◆ **Exercise prompt**
Restate, exactly and without pictures, the lines from the start of the listing below through the line holding "base10_au = [-0.00015, -0.00015]".

-- -- --

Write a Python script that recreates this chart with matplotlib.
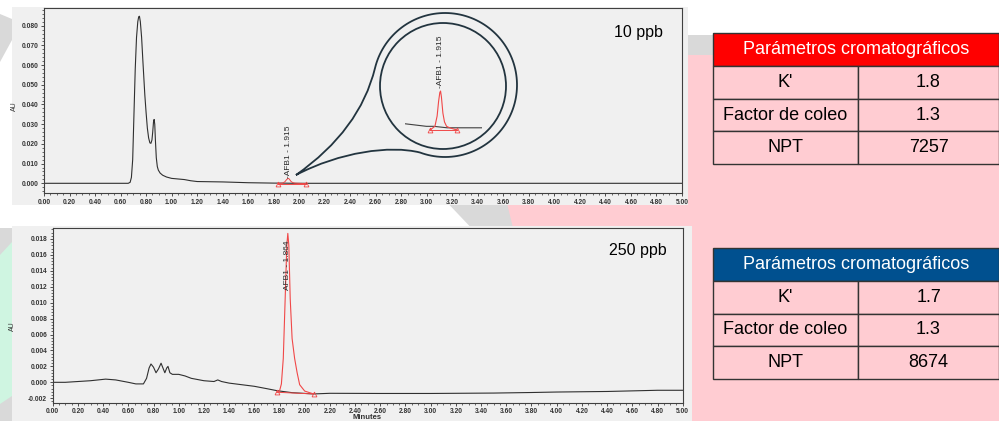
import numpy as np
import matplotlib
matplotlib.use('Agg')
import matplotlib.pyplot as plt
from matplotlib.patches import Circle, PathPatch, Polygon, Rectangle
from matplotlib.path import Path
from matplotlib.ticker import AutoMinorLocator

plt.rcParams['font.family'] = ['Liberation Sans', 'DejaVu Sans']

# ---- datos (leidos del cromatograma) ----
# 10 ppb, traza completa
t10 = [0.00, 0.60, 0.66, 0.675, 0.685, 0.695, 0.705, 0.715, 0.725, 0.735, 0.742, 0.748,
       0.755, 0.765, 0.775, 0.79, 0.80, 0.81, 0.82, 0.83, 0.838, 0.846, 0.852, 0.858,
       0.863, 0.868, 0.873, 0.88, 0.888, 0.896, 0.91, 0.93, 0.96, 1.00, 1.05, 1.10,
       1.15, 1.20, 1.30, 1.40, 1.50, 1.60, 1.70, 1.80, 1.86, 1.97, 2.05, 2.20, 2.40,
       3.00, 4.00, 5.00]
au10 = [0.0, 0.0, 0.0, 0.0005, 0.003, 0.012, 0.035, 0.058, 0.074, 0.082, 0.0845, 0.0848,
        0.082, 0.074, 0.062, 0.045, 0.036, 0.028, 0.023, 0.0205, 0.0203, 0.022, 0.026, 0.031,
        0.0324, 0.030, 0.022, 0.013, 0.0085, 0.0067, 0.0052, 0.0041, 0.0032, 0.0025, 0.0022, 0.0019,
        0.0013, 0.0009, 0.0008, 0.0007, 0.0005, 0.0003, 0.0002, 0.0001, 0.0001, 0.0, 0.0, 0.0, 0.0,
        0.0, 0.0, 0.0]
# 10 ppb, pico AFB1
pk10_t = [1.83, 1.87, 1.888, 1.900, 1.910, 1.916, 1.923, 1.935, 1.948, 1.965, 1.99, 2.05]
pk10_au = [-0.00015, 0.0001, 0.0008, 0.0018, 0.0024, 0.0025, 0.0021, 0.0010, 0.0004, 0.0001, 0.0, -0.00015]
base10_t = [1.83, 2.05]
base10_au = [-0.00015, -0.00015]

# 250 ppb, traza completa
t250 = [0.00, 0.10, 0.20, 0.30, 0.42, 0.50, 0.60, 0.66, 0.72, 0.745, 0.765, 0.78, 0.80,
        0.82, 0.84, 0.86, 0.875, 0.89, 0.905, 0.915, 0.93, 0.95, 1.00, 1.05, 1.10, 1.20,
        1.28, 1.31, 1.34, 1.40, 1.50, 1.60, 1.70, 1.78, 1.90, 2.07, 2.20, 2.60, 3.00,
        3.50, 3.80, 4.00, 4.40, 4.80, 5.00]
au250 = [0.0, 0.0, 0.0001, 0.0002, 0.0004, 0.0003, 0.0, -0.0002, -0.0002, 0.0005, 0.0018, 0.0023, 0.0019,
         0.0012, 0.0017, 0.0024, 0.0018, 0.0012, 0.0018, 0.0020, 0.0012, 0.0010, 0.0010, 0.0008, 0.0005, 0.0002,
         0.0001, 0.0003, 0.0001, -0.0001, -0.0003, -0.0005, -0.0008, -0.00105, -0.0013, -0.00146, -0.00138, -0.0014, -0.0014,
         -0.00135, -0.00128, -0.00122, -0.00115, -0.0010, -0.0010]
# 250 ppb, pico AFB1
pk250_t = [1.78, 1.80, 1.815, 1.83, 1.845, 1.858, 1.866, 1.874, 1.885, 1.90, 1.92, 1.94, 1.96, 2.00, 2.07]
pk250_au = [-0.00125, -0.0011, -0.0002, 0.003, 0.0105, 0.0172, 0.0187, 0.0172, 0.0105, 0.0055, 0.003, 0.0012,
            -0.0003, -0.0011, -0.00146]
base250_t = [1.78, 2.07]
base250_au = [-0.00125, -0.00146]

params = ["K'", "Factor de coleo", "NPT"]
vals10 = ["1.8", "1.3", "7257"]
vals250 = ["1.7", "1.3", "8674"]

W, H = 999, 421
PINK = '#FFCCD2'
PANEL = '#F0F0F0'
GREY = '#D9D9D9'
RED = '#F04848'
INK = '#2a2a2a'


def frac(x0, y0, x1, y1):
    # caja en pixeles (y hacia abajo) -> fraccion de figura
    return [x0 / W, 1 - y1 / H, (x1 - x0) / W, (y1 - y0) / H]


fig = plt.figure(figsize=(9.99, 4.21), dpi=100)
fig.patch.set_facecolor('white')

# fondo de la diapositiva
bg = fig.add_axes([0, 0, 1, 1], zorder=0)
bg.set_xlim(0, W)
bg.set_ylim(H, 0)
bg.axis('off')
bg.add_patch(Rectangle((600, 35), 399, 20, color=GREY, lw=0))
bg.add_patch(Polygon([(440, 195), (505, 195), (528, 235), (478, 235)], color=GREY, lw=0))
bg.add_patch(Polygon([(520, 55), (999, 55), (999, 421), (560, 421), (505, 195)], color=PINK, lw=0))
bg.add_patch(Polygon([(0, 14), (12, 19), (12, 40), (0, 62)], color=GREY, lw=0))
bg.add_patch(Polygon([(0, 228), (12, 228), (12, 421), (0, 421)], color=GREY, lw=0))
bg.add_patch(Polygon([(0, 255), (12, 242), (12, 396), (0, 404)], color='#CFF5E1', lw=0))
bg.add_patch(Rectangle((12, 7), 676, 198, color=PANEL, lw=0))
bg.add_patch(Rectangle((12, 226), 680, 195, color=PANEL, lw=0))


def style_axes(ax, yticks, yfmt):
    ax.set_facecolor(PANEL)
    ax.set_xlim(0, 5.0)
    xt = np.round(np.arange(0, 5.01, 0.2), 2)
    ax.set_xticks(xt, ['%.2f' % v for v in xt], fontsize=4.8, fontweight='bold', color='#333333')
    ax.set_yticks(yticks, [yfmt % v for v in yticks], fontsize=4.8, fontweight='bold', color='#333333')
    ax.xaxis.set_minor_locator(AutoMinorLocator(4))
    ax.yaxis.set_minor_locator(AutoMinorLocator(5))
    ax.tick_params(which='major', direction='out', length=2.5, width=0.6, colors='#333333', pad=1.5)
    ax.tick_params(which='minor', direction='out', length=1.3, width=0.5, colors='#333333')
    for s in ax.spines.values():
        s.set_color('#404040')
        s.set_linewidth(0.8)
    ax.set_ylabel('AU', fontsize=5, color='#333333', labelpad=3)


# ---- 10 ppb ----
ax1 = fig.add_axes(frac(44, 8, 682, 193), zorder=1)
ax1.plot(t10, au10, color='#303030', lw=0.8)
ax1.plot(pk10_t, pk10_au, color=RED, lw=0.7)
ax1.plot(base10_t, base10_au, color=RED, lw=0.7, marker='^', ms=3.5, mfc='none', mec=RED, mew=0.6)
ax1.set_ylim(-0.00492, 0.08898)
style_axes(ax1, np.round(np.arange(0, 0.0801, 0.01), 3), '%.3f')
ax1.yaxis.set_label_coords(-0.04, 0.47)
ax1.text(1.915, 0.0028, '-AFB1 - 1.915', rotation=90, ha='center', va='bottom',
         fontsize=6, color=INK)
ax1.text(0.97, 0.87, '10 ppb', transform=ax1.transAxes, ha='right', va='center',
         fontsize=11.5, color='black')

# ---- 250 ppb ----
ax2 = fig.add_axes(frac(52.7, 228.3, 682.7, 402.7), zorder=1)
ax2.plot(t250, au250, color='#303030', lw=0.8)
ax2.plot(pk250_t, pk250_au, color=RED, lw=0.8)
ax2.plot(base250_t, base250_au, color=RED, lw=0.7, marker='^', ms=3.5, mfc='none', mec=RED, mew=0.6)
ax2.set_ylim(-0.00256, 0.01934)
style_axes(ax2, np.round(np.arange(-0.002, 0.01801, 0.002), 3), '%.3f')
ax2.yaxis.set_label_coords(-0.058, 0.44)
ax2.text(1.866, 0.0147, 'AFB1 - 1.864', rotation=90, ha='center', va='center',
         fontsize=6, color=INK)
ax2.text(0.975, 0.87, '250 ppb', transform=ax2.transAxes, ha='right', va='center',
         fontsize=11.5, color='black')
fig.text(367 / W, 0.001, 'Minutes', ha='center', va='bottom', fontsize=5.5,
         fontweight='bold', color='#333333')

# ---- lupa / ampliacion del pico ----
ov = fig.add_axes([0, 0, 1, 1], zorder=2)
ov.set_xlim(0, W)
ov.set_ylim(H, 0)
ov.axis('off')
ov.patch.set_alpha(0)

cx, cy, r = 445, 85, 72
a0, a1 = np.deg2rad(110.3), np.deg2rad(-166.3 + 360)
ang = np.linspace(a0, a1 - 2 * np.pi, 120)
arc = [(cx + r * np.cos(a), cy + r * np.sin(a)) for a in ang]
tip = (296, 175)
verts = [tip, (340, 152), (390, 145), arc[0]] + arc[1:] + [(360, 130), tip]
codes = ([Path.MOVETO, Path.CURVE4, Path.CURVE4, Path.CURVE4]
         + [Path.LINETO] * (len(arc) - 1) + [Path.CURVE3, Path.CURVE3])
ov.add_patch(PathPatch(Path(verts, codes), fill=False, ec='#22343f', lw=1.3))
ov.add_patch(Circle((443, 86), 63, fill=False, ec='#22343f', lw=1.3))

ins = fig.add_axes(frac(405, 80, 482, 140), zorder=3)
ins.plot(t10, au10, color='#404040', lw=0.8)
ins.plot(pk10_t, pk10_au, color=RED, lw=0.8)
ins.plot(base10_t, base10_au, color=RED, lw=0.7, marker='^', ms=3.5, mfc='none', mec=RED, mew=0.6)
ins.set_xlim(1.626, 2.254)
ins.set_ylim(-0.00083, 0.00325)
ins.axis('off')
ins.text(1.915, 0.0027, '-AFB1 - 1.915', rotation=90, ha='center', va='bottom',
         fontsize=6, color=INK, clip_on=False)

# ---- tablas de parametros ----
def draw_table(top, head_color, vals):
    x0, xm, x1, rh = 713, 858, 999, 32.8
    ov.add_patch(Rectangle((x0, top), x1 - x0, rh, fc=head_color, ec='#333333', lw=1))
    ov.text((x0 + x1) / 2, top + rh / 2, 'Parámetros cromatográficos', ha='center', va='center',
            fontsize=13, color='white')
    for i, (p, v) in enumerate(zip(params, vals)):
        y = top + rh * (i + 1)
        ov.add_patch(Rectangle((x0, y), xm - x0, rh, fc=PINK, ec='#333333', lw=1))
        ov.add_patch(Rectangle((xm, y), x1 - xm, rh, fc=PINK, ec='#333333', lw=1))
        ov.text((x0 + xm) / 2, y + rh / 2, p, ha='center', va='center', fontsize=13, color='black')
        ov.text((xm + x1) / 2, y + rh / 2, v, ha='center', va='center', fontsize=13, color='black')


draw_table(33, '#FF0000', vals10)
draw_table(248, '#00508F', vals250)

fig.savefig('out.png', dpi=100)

-- -- --

◆ **Solved problem**
Write a Python script that recreates this chart with matplotlib.
import numpy as np
import matplotlib
matplotlib.use('Agg')
import matplotlib.pyplot as plt
from matplotlib.patches import Circle, PathPatch, Polygon, Rectangle
from matplotlib.path import Path
from matplotlib.ticker import AutoMinorLocator

plt.rcParams['font.family'] = ['Liberation Sans', 'DejaVu Sans']

# ---- datos (leidos del cromatograma) ----
# 10 ppb, traza completa
t10 = [0.00, 0.60, 0.66, 0.675, 0.685, 0.695, 0.705, 0.715, 0.725, 0.735, 0.742, 0.748,
       0.755, 0.765, 0.775, 0.79, 0.80, 0.81, 0.82, 0.83, 0.838, 0.846, 0.852, 0.858,
       0.863, 0.868, 0.873, 0.88, 0.888, 0.896, 0.91, 0.93, 0.96, 1.00, 1.05, 1.10,
       1.15, 1.20, 1.30, 1.40, 1.50, 1.60, 1.70, 1.80, 1.86, 1.97, 2.05, 2.20, 2.40,
       3.00, 4.00, 5.00]
au10 = [0.0, 0.0, 0.0, 0.0005, 0.003, 0.012, 0.035, 0.058, 0.074, 0.082, 0.0845, 0.0848,
        0.082, 0.074, 0.062, 0.045, 0.036, 0.028, 0.023, 0.0205, 0.0203, 0.022, 0.026, 0.031,
        0.0324, 0.030, 0.022, 0.013, 0.0085, 0.0067, 0.0052, 0.0041, 0.0032, 0.0025, 0.0022, 0.0019,
        0.0013, 0.0009, 0.0008, 0.0007, 0.0005, 0.0003, 0.0002, 0.0001, 0.0001, 0.0, 0.0, 0.0, 0.0,
        0.0, 0.0, 0.0]
# 10 ppb, pico AFB1
pk10_t = [1.83, 1.87, 1.888, 1.900, 1.910, 1.916, 1.923, 1.935, 1.948, 1.965, 1.99, 2.05]
pk10_au = [-0.00015, 0.0001, 0.0008, 0.0018, 0.0024, 0.0025, 0.0021, 0.0010, 0.0004, 0.0001, 0.0, -0.00015]
base10_t = [1.83, 2.05]
base10_au = [-0.00015, -0.00015]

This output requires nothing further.